Backgound and Observation
LSTM will have intermediate results 9x larger than the output size. And by the nature of backpropagation, some featuremaps have to be stashed in memory during the forward pass to compute the gradients. Two observation during the LSTM training on GPU: (i) the feature maps of the attention and RNN layers consume most of the GPU memory (feature maps are the data entries saved in the forward pass to compute the gradients during the backward pass), (ii) the runtime is unevenly distributed across different layers (fully-connected layers dominate the runtime while other layers are relatively lightweight). And there is an observation of the training throughput comparing ResNet-50(CNN model) with NMT(LSTM model).The training throughput saturates as the batch size increases for ResNet-50, which means the GPU compute units have been almost fully utilized.

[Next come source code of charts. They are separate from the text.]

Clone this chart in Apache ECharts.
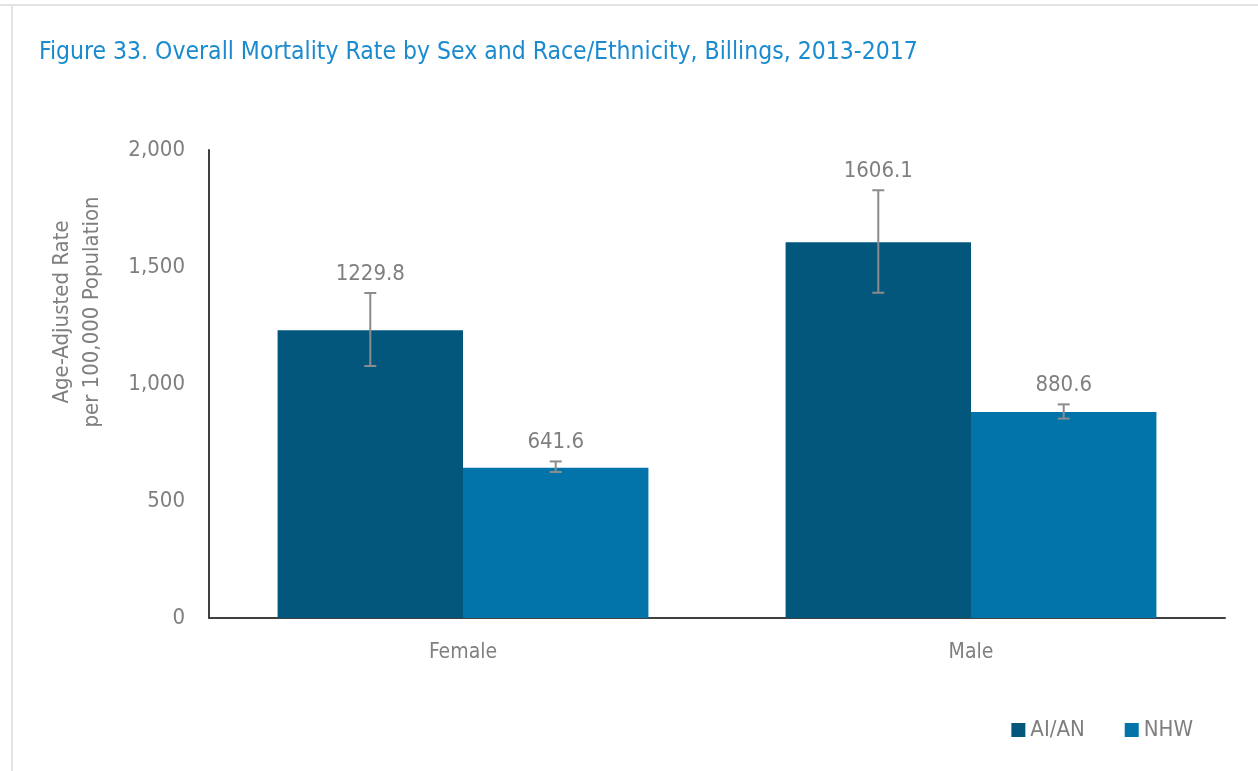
<!DOCTYPE html>
<html>
<head>
<meta charset="utf-8">
<script src="https://cdn.jsdelivr.net/npm/echarts@6/dist/echarts.min.js"></script>
<style>
  html, body { margin: 0; padding: 0; background: #ffffff; }
  #chart { width: 1258px; height: 771px; }
</style>
</head>
<body>
<div id="chart"></div>
<script>
// Age-adjusted overall mortality rate per 100,000, Billings, 2013-2017
const categories = ['Female', 'Male'];
const seriesNames = ['AI/AN', 'NHW'];
const aianRate = [1229.8, 1606.1];
const nhwRate = [641.6, 880.6];
// 95% confidence intervals [lower, upper]
const aianCI = [[1077, 1389], [1390, 1828]];
const nhwCI = [[624, 669], [852, 913]];
const yTicks = [0, 500, 1000, 1500, 2000];

const FONT = "'Liberation Sans Narrow', 'DejaVu Sans Condensed', 'Arial Narrow', sans-serif";
const TEXT_GREY = '#7f7f7f';
const COLORS = ['#03577c', '#0274a9'];
const BAR_GAP = '0%';
const CAT_GAP = '27%';

const chart = echarts.init(document.getElementById('chart'), null, { renderer: 'canvas' });

function errorSeries(name, ci, values, index) {
  const data = categories.map((c, i) => [i, ci[i][0], ci[i][1], values[i]]);
  return {
    name: name + ' CI',
    type: 'custom',
    z: 10,
    silent: true,
    data: data,
    renderItem: function (params, api) {
      const layout = api.barLayout({ barGap: BAR_GAP, barCategoryGap: CAT_GAP, count: 2 });
      const cat = api.value(0);
      const lo = api.coord([cat, api.value(1)]);
      const hi = api.coord([cat, api.value(2)]);
      const x = lo[0] + layout[index].offsetCenter;
      const half = 6;
      const style = { stroke: '#8c8c8c', lineWidth: 2 };
      return {
        type: 'group',
        children: [
          { type: 'line', shape: { x1: x, y1: lo[1], x2: x, y2: hi[1] }, style: style },
          { type: 'line', shape: { x1: x - half, y1: lo[1], x2: x + half, y2: lo[1] }, style: style },
          { type: 'line', shape: { x1: x - half, y1: hi[1], x2: x + half, y2: hi[1] }, style: style },
          {
            type: 'text',
            style: {
              x: x, y: hi[1] - 8,
              text: api.value(3).toFixed(1),
              fill: TEXT_GREY,
              font: '22px ' + FONT,
              textAlign: 'center',
              textVerticalAlign: 'bottom'
            }
          }
        ]
      };
    }
  };
}

chart.setOption({
  animation: false,
  backgroundColor: '#ffffff',
  title: {
    text: 'Figure 33. Overall Mortality Rate by Sex and Race/Ethnicity, Billings, 2013-2017',
    left: 34,
    top: 35,
    textStyle: { color: '#1b8bd0', fontSize: 24.5, fontWeight: 'normal', fontFamily: FONT }
  },
  legend: {
    data: seriesNames,
    right: 60,
    top: 714,
    itemWidth: 14,
    itemHeight: 14,
    itemGap: 40,
    icon: 'rect',
    textStyle: { color: TEXT_GREY, fontSize: 22, fontFamily: FONT }
  },
  grid: { left: 209, right: 33, top: 150, bottom: 153, containLabel: false },
  xAxis: {
    type: 'category',
    data: categories,
    axisLine: { lineStyle: { color: '#404040', width: 2 } },
    axisTick: { show: false },
    axisLabel: { color: TEXT_GREY, fontSize: 21, fontFamily: FONT, margin: 24 }
  },
  yAxis: {
    type: 'value',
    min: yTicks[0],
    max: yTicks[yTicks.length - 1],
    interval: 500,
    axisLine: { show: true, lineStyle: { color: '#404040', width: 2 } },
    axisTick: { show: false },
    splitLine: { show: false },
    axisLabel: {
      color: TEXT_GREY, fontSize: 22, fontFamily: FONT, margin: 24,
      formatter: v => v.toLocaleString('en-US')
    }
  },
  graphic: [
    { type: 'rect', shape: { x: 0, y: 4, width: 1258, height: 2 }, style: { fill: '#e3e3e3' }, silent: true },
    { type: 'rect', shape: { x: 11, y: 4, width: 2, height: 767 }, style: { fill: '#e3e3e3' }, silent: true },
    {
      type: 'text',
      x: 77,
      y: 312,
      rotation: Math.PI / 2,
      silent: true,
      style: {
        text: 'Age-Adjusted Rate\nper 100,000 Population',
        fill: TEXT_GREY,
        font: '22px ' + FONT,
        textAlign: 'center',
        textVerticalAlign: 'middle',
        lineHeight: 30
      }
    }
  ],
  series: [
    {
      name: seriesNames[0], type: 'bar', data: aianRate,
      barGap: BAR_GAP, barCategoryGap: CAT_GAP,
      itemStyle: { color: COLORS[0] }
    },
    {
      name: seriesNames[1], type: 'bar', data: nhwRate,
      barGap: BAR_GAP, barCategoryGap: CAT_GAP,
      itemStyle: { color: COLORS[1] }
    },
    errorSeries(seriesNames[0], aianCI, aianRate, 0),
    errorSeries(seriesNames[1], nhwCI, nhwRate, 1)
  ]
});
</script>
</body>
</html>
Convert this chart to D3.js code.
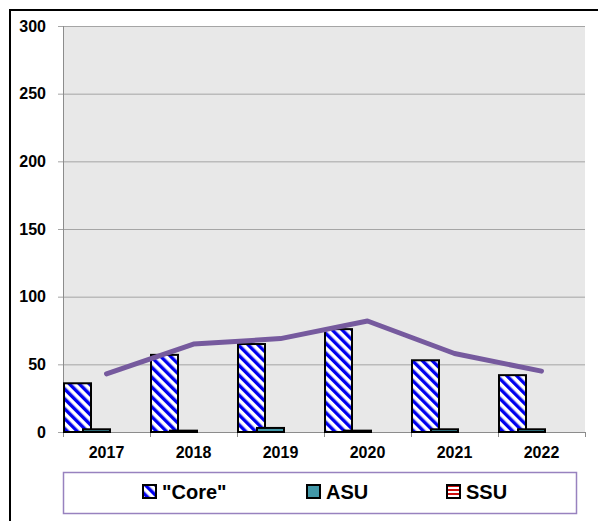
<!DOCTYPE html>
<html>
<head>
<meta charset="utf-8">
<script src="https://cdn.jsdelivr.net/npm/d3@7"></script>
<style>
  body { margin: 0; background: #fff; }
  text { font-family: "Liberation Sans", Arial, sans-serif; font-weight: bold; fill: #000; }
</style>
</head>
<body>
<div id="chart"></div>
<script>
// chart data
const years = ["2017", "2018", "2019", "2020", "2021", "2022"];
const coreValues = [36, 57, 65, 76, 53, 42];
const asuValues = [2, 1, 3, 1, 2, 2];
const ssuValues = [0, 0, 0, 0, 0, 0];
const totalLine = [43, 65, 69, 82, 58, 45];
const yTicks = [0, 50, 100, 150, 200, 250, 300];
const legendNames = ["\"Core\"", "ASU", "SSU"];

const W = 598, H = 521;
const plot = {left: 63, right: 585, top: 26, bottom: 432};

let svg = d3.select("#chart").append("svg")
    .attr("width", W)
    .attr("height", H);

// patterns for the fills
let defs = svg.append("defs");
let stripes = defs.append("pattern")
    .attr("id", "coreFill")
    .attr("patternUnits", "userSpaceOnUse")
    .attr("width", 7).attr("height", 7)
    .attr("patternTransform", "rotate(-45)");
stripes.append("rect").attr("width", 7).attr("height", 7).attr("fill", "#fff");
stripes.append("rect").attr("width", 3.4).attr("height", 7).attr("fill", "#0000ee");

let ssuFill = defs.append("pattern")
    .attr("id", "ssuFill")
    .attr("patternUnits", "userSpaceOnUse")
    .attr("width", 4).attr("height", 4);
ssuFill.append("rect").attr("width", 4).attr("height", 4).attr("fill", "#fff");
ssuFill.append("rect").attr("width", 4).attr("height", 2).attr("fill", "#d01010");

// outer frame
svg.append("rect")
    .attr("x", 10).attr("y", 10)
    .attr("width", 700).attr("height", 700)
    .attr("fill", "none")
    .attr("stroke", "#000")
    .attr("stroke-width", 2);

let x = d3.scaleBand().domain(years).range([plot.left, plot.right]);
let y = d3.scaleLinear().domain([0, 300]).range([plot.bottom, plot.top]);
// offset of each series inside its category (the bars overlap a bit)
let seriesX = d3.scaleLinear().domain([0, 1]).range([1, 20]);
const barW = 27;

svg.append("rect")
    .attr("x", plot.left).attr("y", plot.top)
    .attr("width", plot.right - plot.left)
    .attr("height", plot.bottom - plot.top)
    .attr("fill", "#e8e8e8");

// gridlines + y axis
let yAxis = d3.axisLeft(y)
    .tickValues(yTicks)
    .tickSize(-(plot.right - plot.left + 5))
    .tickPadding(12)
    .tickFormat(d3.format("d"));
let gy = svg.append("g")
    .attr("transform", `translate(${plot.left - 5},0)`)
    .call(yAxis);
gy.select(".domain").remove();
gy.selectAll("line").attr("stroke", "#a5a5a5").attr("stroke-width", 1);
gy.selectAll("text").attr("font-size", 16);

svg.append("line")
    .attr("x1", plot.left + 0.5).attr("x2", plot.left + 0.5)
    .attr("y1", plot.top).attr("y2", plot.bottom)
    .attr("stroke", "#8c8c8c");

// x axis
let xAxis = d3.axisBottom(x).tickSize(0).tickPadding(15);
let gx = svg.append("g")
    .attr("transform", `translate(0,${plot.bottom})`)
    .call(xAxis);
gx.select(".domain").attr("stroke", "#8c8c8c");
gx.selectAll("text").attr("font-size", 16);
gx.selectAll(".tickmark")
    .data(years.concat(["end"]))
    .enter().append("line")
    .attr("x1", (d, i) => i < years.length ? x(d) + 0.5 : plot.right + 0.5)
    .attr("x2", (d, i) => i < years.length ? x(d) + 0.5 : plot.right + 0.5)
    .attr("y1", 0).attr("y2", 5)
    .attr("stroke", "#8c8c8c");

// bars
const series = [
    {values: coreValues, fill: "url(#coreFill)"},
    {values: asuValues, fill: "#4298a8"},
    {values: ssuValues, fill: "url(#ssuFill)"}
];
series.forEach((s, si) => {
    svg.append("g").selectAll("rect")
        .data(s.values.map((v, i) => ({year: years[i], value: v})).filter(d => d.value > 0))
        .enter().append("rect")
        .attr("x", d => x(d.year) + seriesX(si))
        .attr("y", d => y(d.value))
        .attr("width", barW)
        .attr("height", d => y(0) - y(d.value))
        .attr("fill", s.fill)
        .attr("stroke", "#000")
        .attr("stroke-width", 2);
});

// line series
let line = d3.line()
    .x((d, i) => x(years[i]) + x.bandwidth() / 2)
    .y(d => y(d));
svg.append("path")
    .datum(totalLine)
    .attr("d", line)
    .attr("fill", "none")
    .attr("stroke", "#765a9e")
    .attr("stroke-width", 5)
    .attr("stroke-linejoin", "round")
    .attr("stroke-linecap", "round");

// legend
svg.append("rect")
    .attr("x", 63.5).attr("y", 472.5)
    .attr("width", 513).attr("height", 41)
    .attr("fill", "#fff")
    .attr("stroke", "#9882bf")
    .attr("stroke-width", 1.5);

const legendX = [143, 307, 447];
const legendFill = ["url(#coreFill)", "#4298a8", "url(#ssuFill)"];
let items = svg.selectAll(".legend-item")
    .data(legendNames)
    .enter().append("g")
    .attr("class", "legend-item")
    .attr("transform", (d, i) => `translate(${legendX[i]},485)`);
items.append("rect")
    .attr("width", 13).attr("height", 13)
    .attr("fill", (d, i) => legendFill[i])
    .attr("stroke", "#000")
    .attr("stroke-width", 2);
items.append("text")
    .attr("x", 19).attr("y", 14)
    .attr("font-size", 20)
    .text(d => d);
</script>
</body>
</html>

But for NMT, the training throughput increases linearly with the batch size, but such increase stops when the model hits the GPU memory capacity wall. From the comparison, the authors draw the conclusion that, in LSTM RNN-based model, performance is limited by the GPU memory capacity
The dependencies shown in (a) means that th featuremap has to be stashed, resulting in the bottleneck of GPU. So (b) tries to remove the dependecies by recomputation. Such recomputation idea has been proposed already, but did not have good performance because the previous work failed to estimate footprint reduction and runtime overhead accurately. For footprint reduction, a practical recomputation strategy should involve the comparison between the feature maps that are released and those that are newly allocated. Besides, the global impact of those allocations should be considered. But evaluating all possible recomputation has large runtime complexity. So the author proposes to partition the whole computation graph into small subgraphs. Compute-heavy layers form the natural boundaries since they are never recomputed. For runtime overhead estimation. The authors look into the layer properties and be less conservative of the recompution overhead. For example, fully-connected layer gradients has not depedency of the output, which means no recompution needed. ReLU activations and dropout layers can be stored in 1-bit binary format.
Implementation & Evaluation
The paper integrate Echo in NNVM, which is the computation graph compiler for MXNet. And the work is able to use a compiler-based optimization pass to automatically insert the recomputation in the program. Echo reduces the GPU memory footprint by 1.89× on average and 3.13× maximum with marginal runtime overhead.